I gave you my take (which, in my ignorance, seem to be a VERY compelling case against dropping said bombs) and I'm asking you to help me reconsider those prejudices. If you condescend to share some of those insights with me rather than sit pretty on your superior knowledge, perhaps I could learn something? I've only asked for 5-10 of your top reasons... hopefully ones that could directly address my concerns? Thank you.
I am not sure how well-read you expect someone to be on a subject, to lack the willingness to give even a few pointers of where you believe I might find a profitable primer on the issue. I'm sure you're aware that web searches often involve having to cut through a ton of dross.

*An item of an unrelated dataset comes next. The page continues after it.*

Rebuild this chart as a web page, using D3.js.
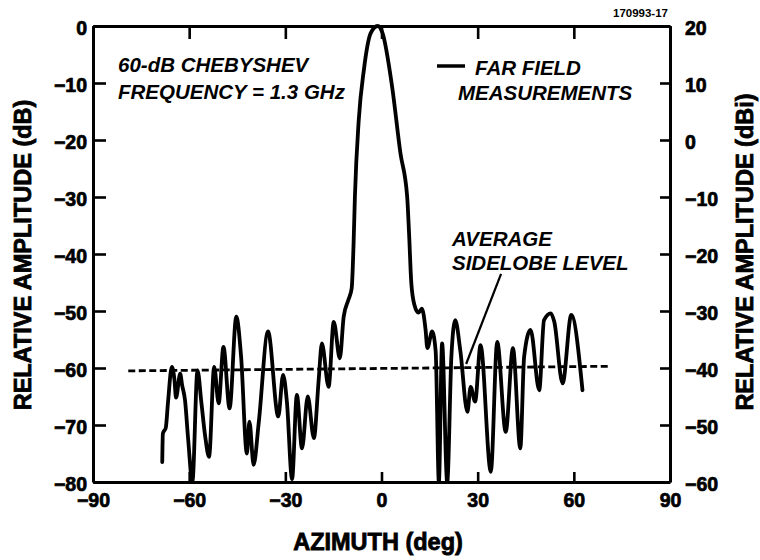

I'm also not sure why you are unable to provide a couple of short thoughts I might pursue and chew on (e.g. what makes so many civilian deaths acceptable collateral damage... or were they collateral or part of the intended target?). I may not be terribly read up on this incident of history (I've focussed much more on antiquity and the middle ages), but this does not make me entirely incompetent at weighing issues if given more data. I do have 3 graduate degrees, so I don't think I'm entirely stupid and unworthy of education. And being Chinese, I probably have more reason to be bigoted against the Japanese than against the Americans, considering what they did to us (I did read "The Rape of Nanking" ... that might count as at least one WW2 book I've read).
So may I ask again if you might be gracious enough to help out someone here who is casually but genuinely interested in the question?